**WORK TO BE COMPLETED**
Repeat each line exactly as it is written.

**DATA SECTION**

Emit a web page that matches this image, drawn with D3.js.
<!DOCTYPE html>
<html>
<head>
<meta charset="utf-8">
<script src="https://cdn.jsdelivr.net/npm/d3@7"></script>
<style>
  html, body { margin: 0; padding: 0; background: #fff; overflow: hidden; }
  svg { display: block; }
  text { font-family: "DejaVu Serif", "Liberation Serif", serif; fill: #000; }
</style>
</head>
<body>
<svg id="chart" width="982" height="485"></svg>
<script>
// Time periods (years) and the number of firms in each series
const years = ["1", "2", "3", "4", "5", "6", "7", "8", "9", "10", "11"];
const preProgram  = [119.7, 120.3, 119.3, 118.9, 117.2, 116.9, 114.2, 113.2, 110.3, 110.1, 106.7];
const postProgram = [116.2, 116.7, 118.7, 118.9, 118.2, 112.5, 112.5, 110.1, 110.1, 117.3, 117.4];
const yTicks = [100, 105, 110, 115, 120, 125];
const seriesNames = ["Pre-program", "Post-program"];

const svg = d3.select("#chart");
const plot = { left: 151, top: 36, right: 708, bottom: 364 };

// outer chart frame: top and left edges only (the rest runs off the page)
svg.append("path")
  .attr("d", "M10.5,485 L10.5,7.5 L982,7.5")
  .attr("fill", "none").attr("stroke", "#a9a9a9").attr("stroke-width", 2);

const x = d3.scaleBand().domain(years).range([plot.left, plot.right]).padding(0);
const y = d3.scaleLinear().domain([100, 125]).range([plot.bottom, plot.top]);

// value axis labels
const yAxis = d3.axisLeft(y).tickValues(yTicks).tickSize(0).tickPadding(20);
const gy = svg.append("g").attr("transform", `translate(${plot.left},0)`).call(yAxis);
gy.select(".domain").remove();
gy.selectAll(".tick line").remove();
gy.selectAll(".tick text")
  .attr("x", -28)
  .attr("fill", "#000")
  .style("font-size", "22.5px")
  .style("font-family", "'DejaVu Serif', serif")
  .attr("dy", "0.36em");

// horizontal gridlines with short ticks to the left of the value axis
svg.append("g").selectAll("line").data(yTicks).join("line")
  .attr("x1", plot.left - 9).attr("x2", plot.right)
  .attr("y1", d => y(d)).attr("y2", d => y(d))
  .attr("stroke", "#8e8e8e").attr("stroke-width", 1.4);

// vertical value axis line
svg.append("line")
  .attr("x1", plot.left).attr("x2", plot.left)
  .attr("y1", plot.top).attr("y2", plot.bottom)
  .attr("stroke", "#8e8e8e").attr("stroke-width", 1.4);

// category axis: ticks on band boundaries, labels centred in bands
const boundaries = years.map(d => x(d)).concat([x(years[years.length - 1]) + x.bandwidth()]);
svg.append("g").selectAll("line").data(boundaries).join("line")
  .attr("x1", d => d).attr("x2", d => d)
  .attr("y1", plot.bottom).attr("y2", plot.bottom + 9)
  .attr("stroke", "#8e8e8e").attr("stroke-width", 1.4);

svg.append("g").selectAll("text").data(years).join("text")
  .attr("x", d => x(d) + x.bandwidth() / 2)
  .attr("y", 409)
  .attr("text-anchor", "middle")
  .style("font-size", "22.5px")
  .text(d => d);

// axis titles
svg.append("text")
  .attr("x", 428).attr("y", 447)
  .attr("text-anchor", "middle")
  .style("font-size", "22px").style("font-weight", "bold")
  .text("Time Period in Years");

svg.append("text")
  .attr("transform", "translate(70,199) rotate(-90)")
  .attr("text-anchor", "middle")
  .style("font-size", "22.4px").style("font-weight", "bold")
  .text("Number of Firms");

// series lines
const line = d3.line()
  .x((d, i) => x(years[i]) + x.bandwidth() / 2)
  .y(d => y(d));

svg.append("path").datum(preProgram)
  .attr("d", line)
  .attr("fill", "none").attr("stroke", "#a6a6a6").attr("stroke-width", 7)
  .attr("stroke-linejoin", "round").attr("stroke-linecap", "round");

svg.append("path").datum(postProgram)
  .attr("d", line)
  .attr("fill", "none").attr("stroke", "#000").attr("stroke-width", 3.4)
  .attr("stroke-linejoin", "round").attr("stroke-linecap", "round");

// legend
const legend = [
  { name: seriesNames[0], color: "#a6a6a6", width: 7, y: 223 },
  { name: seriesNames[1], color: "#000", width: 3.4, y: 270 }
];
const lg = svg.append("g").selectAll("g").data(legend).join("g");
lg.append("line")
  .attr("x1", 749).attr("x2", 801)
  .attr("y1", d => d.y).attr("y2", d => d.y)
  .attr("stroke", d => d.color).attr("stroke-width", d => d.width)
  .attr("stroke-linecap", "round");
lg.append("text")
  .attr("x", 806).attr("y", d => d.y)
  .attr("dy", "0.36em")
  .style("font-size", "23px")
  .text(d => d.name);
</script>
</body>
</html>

**SOLUTION TO THE EXERCISE**
Emit a web page that matches this image, drawn with D3.js.
<!DOCTYPE html>
<html>
<head>
<meta charset="utf-8">
<script src="https://cdn.jsdelivr.net/npm/d3@7"></script>
<style>
  html, body { margin: 0; padding: 0; background: #fff; overflow: hidden; }
  svg { display: block; }
  text { font-family: "DejaVu Serif", "Liberation Serif", serif; fill: #000; }
</style>
</head>
<body>
<svg id="chart" width="982" height="485"></svg>
<script>
// Time periods (years) and the number of firms in each series
const years = ["1", "2", "3", "4", "5", "6", "7", "8", "9", "10", "11"];
const preProgram  = [119.7, 120.3, 119.3, 118.9, 117.2, 116.9, 114.2, 113.2, 110.3, 110.1, 106.7];
const postProgram = [116.2, 116.7, 118.7, 118.9, 118.2, 112.5, 112.5, 110.1, 110.1, 117.3, 117.4];
const yTicks = [100, 105, 110, 115, 120, 125];
const seriesNames = ["Pre-program", "Post-program"];

const svg = d3.select("#chart");
const plot = { left: 151, top: 36, right: 708, bottom: 364 };

// outer chart frame: top and left edges only (the rest runs off the page)
svg.append("path")
  .attr("d", "M10.5,485 L10.5,7.5 L982,7.5")
  .attr("fill", "none").attr("stroke", "#a9a9a9").attr("stroke-width", 2);

const x = d3.scaleBand().domain(years).range([plot.left, plot.right]).padding(0);
const y = d3.scaleLinear().domain([100, 125]).range([plot.bottom, plot.top]);

// value axis labels
const yAxis = d3.axisLeft(y).tickValues(yTicks).tickSize(0).tickPadding(20);
const gy = svg.append("g").attr("transform", `translate(${plot.left},0)`).call(yAxis);
gy.select(".domain").remove();
gy.selectAll(".tick line").remove();
gy.selectAll(".tick text")
  .attr("x", -28)
  .attr("fill", "#000")
  .style("font-size", "22.5px")
  .style("font-family", "'DejaVu Serif', serif")
  .attr("dy", "0.36em");

// horizontal gridlines with short ticks to the left of the value axis
svg.append("g").selectAll("line").data(yTicks).join("line")
  .attr("x1", plot.left - 9).attr("x2", plot.right)
  .attr("y1", d => y(d)).attr("y2", d => y(d))
  .attr("stroke", "#8e8e8e").attr("stroke-width", 1.4);

// vertical value axis line
svg.append("line")
  .attr("x1", plot.left).attr("x2", plot.left)
  .attr("y1", plot.top).attr("y2", plot.bottom)
  .attr("stroke", "#8e8e8e").attr("stroke-width", 1.4);

// category axis: ticks on band boundaries, labels centred in bands
const boundaries = years.map(d => x(d)).concat([x(years[years.length - 1]) + x.bandwidth()]);
svg.append("g").selectAll("line").data(boundaries).join("line")
  .attr("x1", d => d).attr("x2", d => d)
  .attr("y1", plot.bottom).attr("y2", plot.bottom + 9)
  .attr("stroke", "#8e8e8e").attr("stroke-width", 1.4);

svg.append("g").selectAll("text").data(years).join("text")
  .attr("x", d => x(d) + x.bandwidth() / 2)
  .attr("y", 409)
  .attr("text-anchor", "middle")
  .style("font-size", "22.5px")
  .text(d => d);

// axis titles
svg.append("text")
  .attr("x", 428).attr("y", 447)
  .attr("text-anchor", "middle")
  .style("font-size", "22px").style("font-weight", "bold")
  .text("Time Period in Years");

svg.append("text")
  .attr("transform", "translate(70,199) rotate(-90)")
  .attr("text-anchor", "middle")
  .style("font-size", "22.4px").style("font-weight", "bold")
  .text("Number of Firms");

// series lines
const line = d3.line()
  .x((d, i) => x(years[i]) + x.bandwidth() / 2)
  .y(d => y(d));

svg.append("path").datum(preProgram)
  .attr("d", line)
  .attr("fill", "none").attr("stroke", "#a6a6a6").attr("stroke-width", 7)
  .attr("stroke-linejoin", "round").attr("stroke-linecap", "round");

svg.append("path").datum(postProgram)
  .attr("d", line)
  .attr("fill", "none").attr("stroke", "#000").attr("stroke-width", 3.4)
  .attr("stroke-linejoin", "round").attr("stroke-linecap", "round");

// legend
const legend = [
  { name: seriesNames[0], color: "#a6a6a6", width: 7, y: 223 },
  { name: seriesNames[1], color: "#000", width: 3.4, y: 270 }
];
const lg = svg.append("g").selectAll("g").data(legend).join("g");
lg.append("line")
  .attr("x1", 749).attr("x2", 801)
  .attr("y1", d => d.y).attr("y2", d => d.y)
  .attr("stroke", d => d.color).attr("stroke-width", d => d.width)
  .attr("stroke-linecap", "round");
lg.append("text")
  .attr("x", 806).attr("y", d => d.y)
  .attr("dy", "0.36em")
  .style("font-size", "23px")
  .text(d => d.name);
</script>
</body>
</html>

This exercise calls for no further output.